- [THE REQUEST]: Output each entry that follows exactly. Images stay out.

- [DATA SUPPLIED]:

<<<<

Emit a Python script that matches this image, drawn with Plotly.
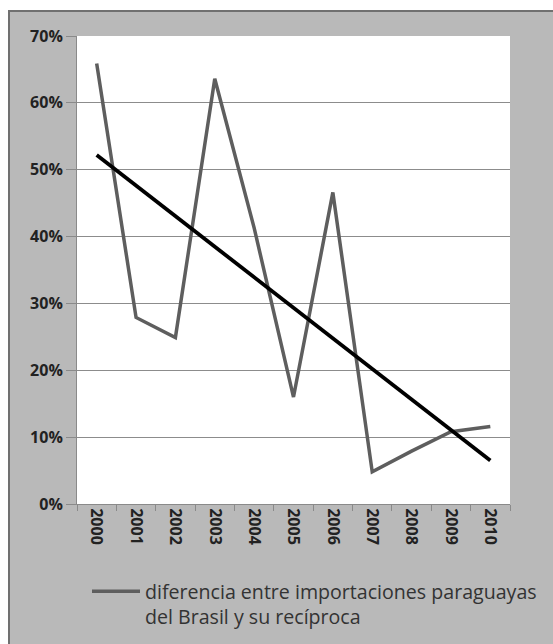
import plotly.graph_objects as go

years = ["2000", "2001", "2002", "2003", "2004", "2005", "2006", "2007", "2008", "2009", "2010"]
diferencia = [0.659, 0.279, 0.249, 0.636, 0.413, 0.160, 0.466, 0.048, 0.079, 0.108, 0.116]
trend_years = ["2000", "2010"]
trend_values = [0.522, 0.065]
series_name = "diferencia entre importaciones paraguayas<br>del Brasil y su recíproca"
y_ticks = [0, 0.1, 0.2, 0.3, 0.4, 0.5, 0.6, 0.7]

W, H = 553, 644
L, R, T, B = 77, 510, 36, 504

def px_x(p):
    return (p - L) / (R - L)

def px_y(p):
    return (B - p) / (B - T)

fig = go.Figure()
fig.add_trace(go.Scatter(
    x=years, y=diferencia, mode="lines", name=series_name,
    line=dict(color="#5e5e5e", width=3.5), showlegend=True))
fig.add_trace(go.Scatter(
    x=trend_years, y=trend_values, mode="lines", name="tendencia",
    line=dict(color="#000000", width=3.8), showlegend=False))

gray_bg = "#b9b9b9"
tick_font = dict(family="Open Sans", size=16, weight="bold", color="#222222")
fig.update_layout(
    width=W, height=H,
    margin=dict(l=L, r=W - R, t=T, b=H - B, autoexpand=False),
    paper_bgcolor=gray_bg, plot_bgcolor="#ffffff",
    font=dict(family="Open Sans", color="#222222"),
    xaxis=dict(
        type="category", categoryorder="array", categoryarray=years,
        range=[-0.5, 10.5], showgrid=False, showline=True, linecolor="#8a8a8a", linewidth=1,
        ticks="outside", tickson="boundaries", ticklen=6, tickcolor="#8a8a8a",
        tickangle=90, tickfont=tick_font,
        zeroline=False, fixedrange=True),
    yaxis=dict(
        range=[0, 0.7], tickvals=y_ticks, tickformat=".0%",
        showgrid=True, gridcolor="#8c8c8c", gridwidth=1,
        showline=True, linecolor="#8a8a8a", linewidth=1,
        ticks="outside", ticklen=10, tickcolor="#8a8a8a",
        tickfont=tick_font,
        zeroline=False, fixedrange=True),
    legend=dict(
        x=px_x(87), y=px_y(572), xanchor="left", yanchor="top",
        bgcolor="rgba(0,0,0,0)", valign="top", itemwidth=48,
        font=dict(family="Open Sans", size=19.6, color="#333333")),
    shapes=[
        dict(type="rect", xref="paper", yref="paper", x0=px_x(-5), x1=px_x(8), y0=px_y(H + 5), y1=px_y(-5),
             fillcolor="#ffffff", line=dict(width=0), layer="above"),
        dict(type="rect", xref="paper", yref="paper", x0=px_x(-5), x1=px_x(W + 5), y0=px_y(10), y1=px_y(-5),
             fillcolor="#ffffff", line=dict(width=0), layer="above"),
        dict(type="rect", xref="paper", yref="paper", x0=px_x(9), x1=px_x(W + 10), y0=px_y(H + 10), y1=px_y(11),
             fillcolor="rgba(0,0,0,0)", line=dict(color="#707070", width=2), layer="above"),
    ],
)

fig.write_html("out.html")
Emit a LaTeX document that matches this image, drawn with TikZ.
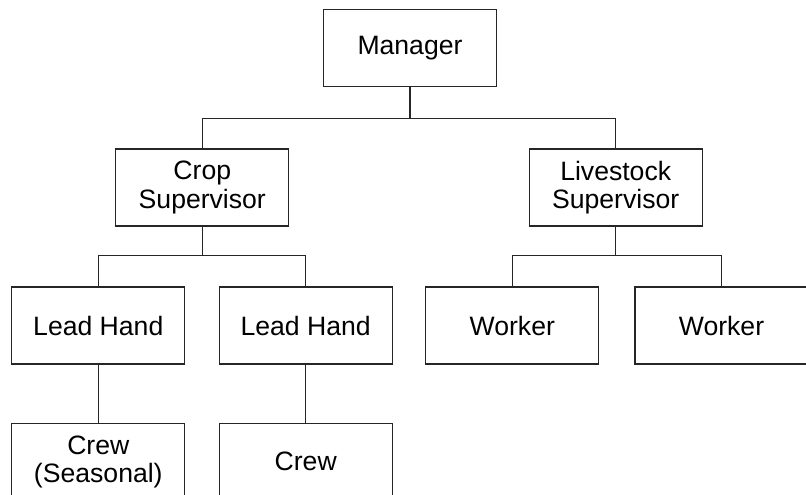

>>>>

- [ANSWER BELOW]:
Emit a Python script that matches this image, drawn with Plotly.
import plotly.graph_objects as go

years = ["2000", "2001", "2002", "2003", "2004", "2005", "2006", "2007", "2008", "2009", "2010"]
diferencia = [0.659, 0.279, 0.249, 0.636, 0.413, 0.160, 0.466, 0.048, 0.079, 0.108, 0.116]
trend_years = ["2000", "2010"]
trend_values = [0.522, 0.065]
series_name = "diferencia entre importaciones paraguayas<br>del Brasil y su recíproca"
y_ticks = [0, 0.1, 0.2, 0.3, 0.4, 0.5, 0.6, 0.7]

W, H = 553, 644
L, R, T, B = 77, 510, 36, 504

def px_x(p):
    return (p - L) / (R - L)

def px_y(p):
    return (B - p) / (B - T)

fig = go.Figure()
fig.add_trace(go.Scatter(
    x=years, y=diferencia, mode="lines", name=series_name,
    line=dict(color="#5e5e5e", width=3.5), showlegend=True))
fig.add_trace(go.Scatter(
    x=trend_years, y=trend_values, mode="lines", name="tendencia",
    line=dict(color="#000000", width=3.8), showlegend=False))

gray_bg = "#b9b9b9"
tick_font = dict(family="Open Sans", size=16, weight="bold", color="#222222")
fig.update_layout(
    width=W, height=H,
    margin=dict(l=L, r=W - R, t=T, b=H - B, autoexpand=False),
    paper_bgcolor=gray_bg, plot_bgcolor="#ffffff",
    font=dict(family="Open Sans", color="#222222"),
    xaxis=dict(
        type="category", categoryorder="array", categoryarray=years,
        range=[-0.5, 10.5], showgrid=False, showline=True, linecolor="#8a8a8a", linewidth=1,
        ticks="outside", tickson="boundaries", ticklen=6, tickcolor="#8a8a8a",
        tickangle=90, tickfont=tick_font,
        zeroline=False, fixedrange=True),
    yaxis=dict(
        range=[0, 0.7], tickvals=y_ticks, tickformat=".0%",
        showgrid=True, gridcolor="#8c8c8c", gridwidth=1,
        showline=True, linecolor="#8a8a8a", linewidth=1,
        ticks="outside", ticklen=10, tickcolor="#8a8a8a",
        tickfont=tick_font,
        zeroline=False, fixedrange=True),
    legend=dict(
        x=px_x(87), y=px_y(572), xanchor="left", yanchor="top",
        bgcolor="rgba(0,0,0,0)", valign="top", itemwidth=48,
        font=dict(family="Open Sans", size=19.6, color="#333333")),
    shapes=[
        dict(type="rect", xref="paper", yref="paper", x0=px_x(-5), x1=px_x(8), y0=px_y(H + 5), y1=px_y(-5),
             fillcolor="#ffffff", line=dict(width=0), layer="above"),
        dict(type="rect", xref="paper", yref="paper", x0=px_x(-5), x1=px_x(W + 5), y0=px_y(10), y1=px_y(-5),
             fillcolor="#ffffff", line=dict(width=0), layer="above"),
        dict(type="rect", xref="paper", yref="paper", x0=px_x(9), x1=px_x(W + 10), y0=px_y(H + 10), y1=px_y(11),
             fillcolor="rgba(0,0,0,0)", line=dict(color="#707070", width=2), layer="above"),
    ],
)

fig.write_html("out.html")
Emit a LaTeX document that matches this image, drawn with TikZ.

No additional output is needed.